-------- THE DATA --------

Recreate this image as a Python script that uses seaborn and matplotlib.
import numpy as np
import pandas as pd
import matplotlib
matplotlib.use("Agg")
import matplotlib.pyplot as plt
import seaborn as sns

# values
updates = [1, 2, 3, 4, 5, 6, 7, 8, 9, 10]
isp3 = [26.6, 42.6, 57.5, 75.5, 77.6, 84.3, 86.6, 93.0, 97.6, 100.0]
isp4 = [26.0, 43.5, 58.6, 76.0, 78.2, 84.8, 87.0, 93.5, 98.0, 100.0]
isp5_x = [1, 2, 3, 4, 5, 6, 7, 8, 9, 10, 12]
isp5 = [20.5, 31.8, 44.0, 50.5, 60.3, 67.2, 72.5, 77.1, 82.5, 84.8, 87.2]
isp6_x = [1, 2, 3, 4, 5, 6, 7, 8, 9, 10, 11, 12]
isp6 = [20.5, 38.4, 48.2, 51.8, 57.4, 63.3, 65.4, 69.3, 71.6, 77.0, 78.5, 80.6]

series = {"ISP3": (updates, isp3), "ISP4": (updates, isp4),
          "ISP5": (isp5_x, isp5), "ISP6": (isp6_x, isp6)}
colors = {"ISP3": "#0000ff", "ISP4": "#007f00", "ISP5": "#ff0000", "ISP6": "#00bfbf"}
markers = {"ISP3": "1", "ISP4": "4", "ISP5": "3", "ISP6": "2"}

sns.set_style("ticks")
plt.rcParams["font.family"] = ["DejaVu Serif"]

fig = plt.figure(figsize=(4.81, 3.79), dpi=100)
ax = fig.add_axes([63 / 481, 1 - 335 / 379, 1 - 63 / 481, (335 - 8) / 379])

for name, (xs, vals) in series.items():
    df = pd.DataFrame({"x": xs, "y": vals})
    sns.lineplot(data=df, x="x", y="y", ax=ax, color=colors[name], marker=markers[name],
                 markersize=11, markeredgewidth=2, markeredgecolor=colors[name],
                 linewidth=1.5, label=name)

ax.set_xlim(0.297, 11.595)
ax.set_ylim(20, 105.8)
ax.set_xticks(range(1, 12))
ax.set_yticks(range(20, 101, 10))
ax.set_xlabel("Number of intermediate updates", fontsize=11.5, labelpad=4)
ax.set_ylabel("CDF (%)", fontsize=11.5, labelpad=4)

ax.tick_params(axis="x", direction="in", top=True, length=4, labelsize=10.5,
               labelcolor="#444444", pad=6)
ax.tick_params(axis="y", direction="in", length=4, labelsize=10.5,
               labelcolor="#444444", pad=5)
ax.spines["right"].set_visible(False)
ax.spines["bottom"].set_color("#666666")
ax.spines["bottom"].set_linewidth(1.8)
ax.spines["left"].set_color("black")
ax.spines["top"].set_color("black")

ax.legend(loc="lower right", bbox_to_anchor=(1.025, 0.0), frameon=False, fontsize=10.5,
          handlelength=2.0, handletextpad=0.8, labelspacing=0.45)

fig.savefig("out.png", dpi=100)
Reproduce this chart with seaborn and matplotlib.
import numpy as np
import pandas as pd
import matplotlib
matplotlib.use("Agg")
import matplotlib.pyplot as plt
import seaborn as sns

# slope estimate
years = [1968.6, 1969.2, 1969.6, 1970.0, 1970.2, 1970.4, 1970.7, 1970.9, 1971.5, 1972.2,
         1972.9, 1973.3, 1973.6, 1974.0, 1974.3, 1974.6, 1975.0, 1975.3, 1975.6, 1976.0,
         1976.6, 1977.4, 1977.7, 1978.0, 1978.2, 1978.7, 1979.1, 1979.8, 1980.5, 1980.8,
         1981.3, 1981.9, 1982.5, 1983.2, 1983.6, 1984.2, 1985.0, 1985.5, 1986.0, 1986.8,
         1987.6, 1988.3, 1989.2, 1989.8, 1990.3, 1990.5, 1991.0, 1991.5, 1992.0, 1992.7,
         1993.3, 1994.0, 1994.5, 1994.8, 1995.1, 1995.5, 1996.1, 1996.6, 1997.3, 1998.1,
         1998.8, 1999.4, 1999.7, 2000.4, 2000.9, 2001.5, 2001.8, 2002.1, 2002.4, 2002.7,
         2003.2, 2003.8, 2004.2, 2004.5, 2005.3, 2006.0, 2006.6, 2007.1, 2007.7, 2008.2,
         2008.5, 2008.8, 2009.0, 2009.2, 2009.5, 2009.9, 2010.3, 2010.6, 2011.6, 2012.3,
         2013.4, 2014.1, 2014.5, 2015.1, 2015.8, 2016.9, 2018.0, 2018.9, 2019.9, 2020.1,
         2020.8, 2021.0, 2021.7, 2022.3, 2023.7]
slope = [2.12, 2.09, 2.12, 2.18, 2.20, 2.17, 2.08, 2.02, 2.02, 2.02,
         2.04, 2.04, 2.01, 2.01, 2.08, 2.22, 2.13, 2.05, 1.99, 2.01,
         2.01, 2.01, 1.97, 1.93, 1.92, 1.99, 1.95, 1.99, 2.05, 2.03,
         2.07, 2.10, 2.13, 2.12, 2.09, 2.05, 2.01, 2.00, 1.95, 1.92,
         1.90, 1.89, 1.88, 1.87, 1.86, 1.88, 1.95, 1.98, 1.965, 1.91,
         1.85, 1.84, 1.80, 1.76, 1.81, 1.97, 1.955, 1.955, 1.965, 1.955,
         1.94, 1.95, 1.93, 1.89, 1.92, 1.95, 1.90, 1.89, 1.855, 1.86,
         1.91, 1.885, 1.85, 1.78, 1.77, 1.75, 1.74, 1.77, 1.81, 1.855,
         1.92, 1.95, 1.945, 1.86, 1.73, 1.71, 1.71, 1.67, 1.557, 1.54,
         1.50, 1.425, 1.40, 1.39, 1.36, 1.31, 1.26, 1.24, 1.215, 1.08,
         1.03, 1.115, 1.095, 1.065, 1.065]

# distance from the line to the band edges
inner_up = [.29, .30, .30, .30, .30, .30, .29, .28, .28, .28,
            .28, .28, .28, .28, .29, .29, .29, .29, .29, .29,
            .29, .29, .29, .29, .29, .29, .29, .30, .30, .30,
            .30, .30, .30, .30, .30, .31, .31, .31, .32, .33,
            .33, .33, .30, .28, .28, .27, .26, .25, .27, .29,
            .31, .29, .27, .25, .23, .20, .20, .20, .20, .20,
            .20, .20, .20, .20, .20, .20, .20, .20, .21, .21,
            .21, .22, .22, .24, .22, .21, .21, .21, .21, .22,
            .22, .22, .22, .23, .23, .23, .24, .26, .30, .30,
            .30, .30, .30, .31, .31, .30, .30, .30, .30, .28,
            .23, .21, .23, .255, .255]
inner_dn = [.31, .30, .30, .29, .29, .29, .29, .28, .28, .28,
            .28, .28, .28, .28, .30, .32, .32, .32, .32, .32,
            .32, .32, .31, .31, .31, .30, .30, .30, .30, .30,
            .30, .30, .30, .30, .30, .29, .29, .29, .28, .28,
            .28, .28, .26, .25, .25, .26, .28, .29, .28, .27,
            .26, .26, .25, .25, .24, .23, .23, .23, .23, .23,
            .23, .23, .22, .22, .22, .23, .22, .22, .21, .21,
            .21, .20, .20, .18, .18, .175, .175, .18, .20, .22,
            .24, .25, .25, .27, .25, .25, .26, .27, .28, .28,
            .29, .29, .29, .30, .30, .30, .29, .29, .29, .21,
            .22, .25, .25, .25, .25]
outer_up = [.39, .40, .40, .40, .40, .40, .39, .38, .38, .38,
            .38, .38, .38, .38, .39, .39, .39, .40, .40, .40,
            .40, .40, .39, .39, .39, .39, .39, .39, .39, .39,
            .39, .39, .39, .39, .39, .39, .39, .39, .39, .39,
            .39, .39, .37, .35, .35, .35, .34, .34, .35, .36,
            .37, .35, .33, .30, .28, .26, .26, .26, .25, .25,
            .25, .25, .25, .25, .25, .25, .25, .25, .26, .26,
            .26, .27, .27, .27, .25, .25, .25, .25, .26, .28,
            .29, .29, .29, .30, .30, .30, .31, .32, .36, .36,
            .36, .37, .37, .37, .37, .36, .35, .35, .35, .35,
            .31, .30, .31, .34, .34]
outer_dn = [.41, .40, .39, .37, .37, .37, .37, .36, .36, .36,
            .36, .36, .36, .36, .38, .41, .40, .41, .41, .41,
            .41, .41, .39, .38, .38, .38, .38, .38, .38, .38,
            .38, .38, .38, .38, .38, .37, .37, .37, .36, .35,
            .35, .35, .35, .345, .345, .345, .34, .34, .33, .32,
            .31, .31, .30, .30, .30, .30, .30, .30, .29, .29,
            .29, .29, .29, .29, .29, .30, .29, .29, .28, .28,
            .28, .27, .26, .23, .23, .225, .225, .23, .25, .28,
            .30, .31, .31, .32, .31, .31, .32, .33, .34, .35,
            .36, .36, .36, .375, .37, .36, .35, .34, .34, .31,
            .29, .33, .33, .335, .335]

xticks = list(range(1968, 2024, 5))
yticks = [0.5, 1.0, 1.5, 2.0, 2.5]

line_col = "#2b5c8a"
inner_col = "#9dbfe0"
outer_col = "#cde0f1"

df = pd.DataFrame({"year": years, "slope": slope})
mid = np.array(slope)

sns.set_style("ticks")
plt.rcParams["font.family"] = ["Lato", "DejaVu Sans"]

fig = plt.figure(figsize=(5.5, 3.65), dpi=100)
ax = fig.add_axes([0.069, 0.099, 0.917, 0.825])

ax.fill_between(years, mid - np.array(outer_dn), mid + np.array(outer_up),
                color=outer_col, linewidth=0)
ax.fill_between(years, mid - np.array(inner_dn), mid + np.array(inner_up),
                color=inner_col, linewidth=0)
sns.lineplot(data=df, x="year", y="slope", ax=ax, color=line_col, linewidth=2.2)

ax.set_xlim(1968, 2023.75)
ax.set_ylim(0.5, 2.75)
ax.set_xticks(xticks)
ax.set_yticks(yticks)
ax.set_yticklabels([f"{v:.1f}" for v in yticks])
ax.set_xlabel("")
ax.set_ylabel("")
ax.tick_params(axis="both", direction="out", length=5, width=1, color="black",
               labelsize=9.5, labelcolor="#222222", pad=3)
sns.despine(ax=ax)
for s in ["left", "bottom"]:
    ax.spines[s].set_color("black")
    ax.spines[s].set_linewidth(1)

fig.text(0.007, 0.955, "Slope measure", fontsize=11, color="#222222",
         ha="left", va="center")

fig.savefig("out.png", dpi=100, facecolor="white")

--------

GIVEN EXERCISE —
Pull out all lines from the entries above in which the word "seaborn" appears.

SOLUTION FOR THIS EXERCISE —
Recreate this image as a Python script that uses seaborn and matplotlib.
import seaborn as sns
Reproduce this chart with seaborn and matplotlib.
import seaborn as sns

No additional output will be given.